1. Use this time wisely: the current market conditions and reduced demand for hotel accommodation provides an ideal opportunity to carry out refurbishment works. This would otherwise have been disruptive and have a negative impact on operations. In an ideal scenario, the hotel would have to close to carry out the refurbishment in as short as possible time. Then the refurbished hotel can reopen as demand begins to increase. Keeping the hotel closed will prevent disruptions to the contractors on-site, allowing them to smoothly carry out works within a shorter programme. This would not only result in a shorter duration and smoother process but reduce costs as the associated preliminaries would be lower. 
  2. Set realistic objectives: With revenue levels currently low, funding for these projects becomes a careful balance. Thus establishing clear realistic objectives, set against a well-considered robust business case, from the outset is key. Consider the extent of works and ask yourself: what makes the most sense to improve RevPAR (Revenue per available room)? What level of refurb/works make sense for your hotel? Would it be a quick cosmetic work, which will have lower costs, shorter duration but a big impact on guest experience? You should also consider what the condition of the existing building is. If it's in poor condition or has a limited lifespan of elements requiring attention in the near future, meaning works are inevitable, now may be a good time. You might also decide to rebrand into serviced apartments due to public areas being negatively impacted.
  3. Phase the work: Covid-19 aside and in the case where the hotel simply cannot be closed, timing and phasing remain a key consideration. You can plan the work around peaks and troughs of the hotel’s demand. 
  4. De-risking schemes: Projections of the future are all over the place, from very optimistic to very pessimistic. Therefore, banks and investors are focusing on the risk in any proposal. The key will be to de-risk the development proposal as much as possible. 

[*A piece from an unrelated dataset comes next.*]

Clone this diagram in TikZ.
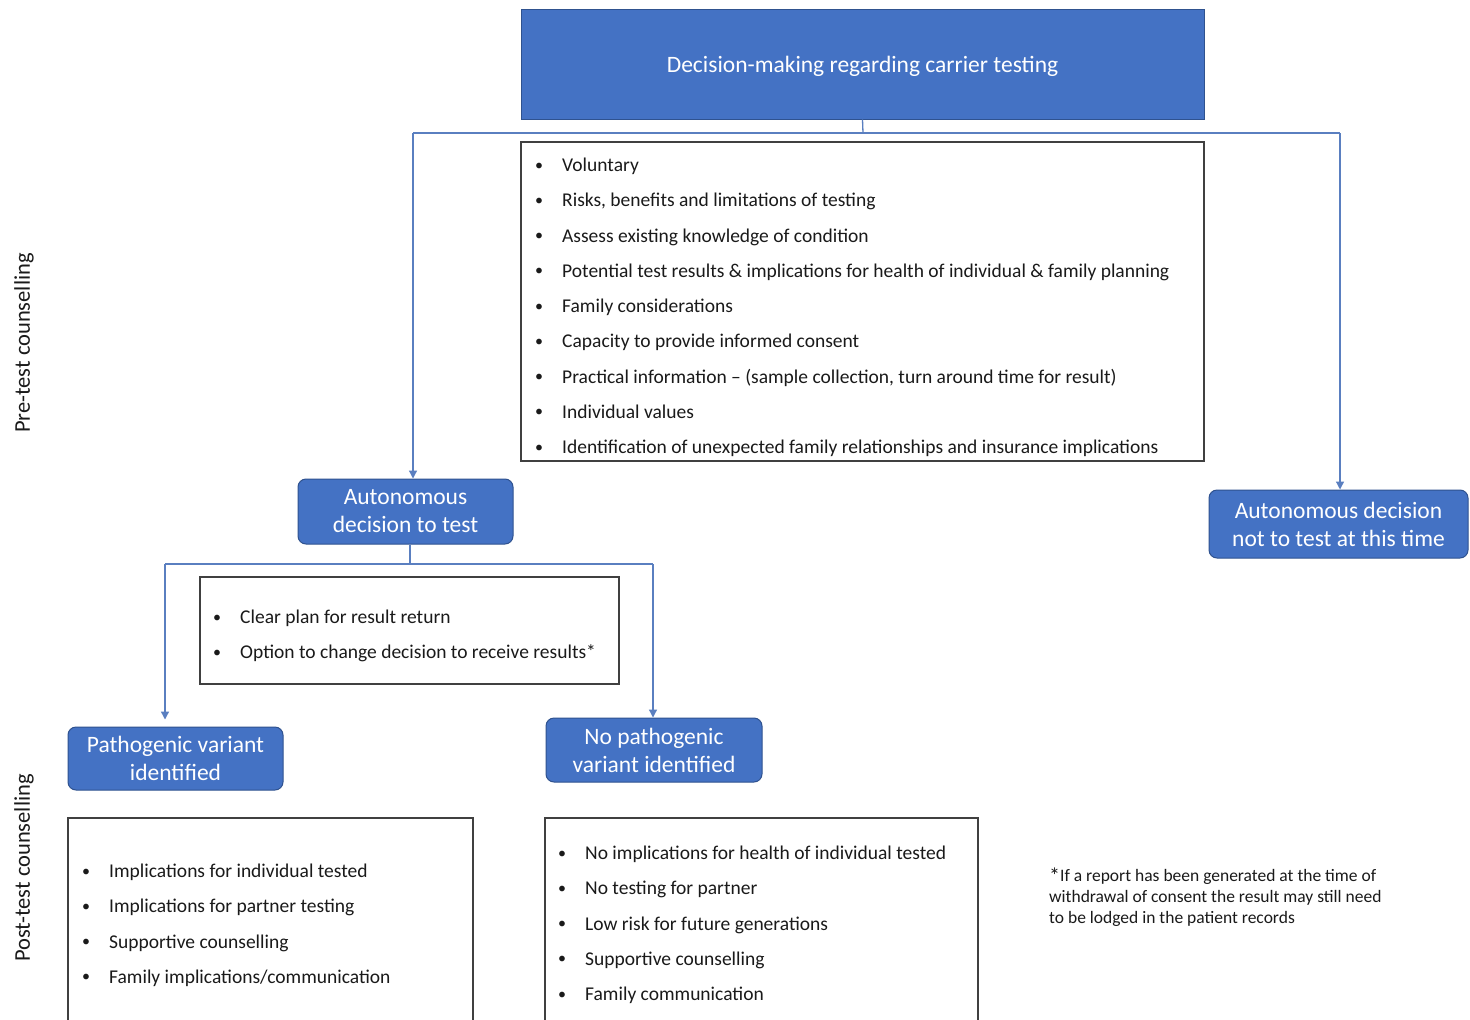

  5. Expand target market/Be adaptable: Locations based on long haul travel are expected to be the longest to recover, ie. London and Paris. Secondary locations which get more local/national trade will recover quicker. Analysts also see hotel demand (occupancy and prices) will not return to 2019 levels, until 2023, assuming there is no major second wave. It could therefore be beneficial to look at making hotels more attractive to a wider audience, possibly repositioning or introducing attractions or new amenities.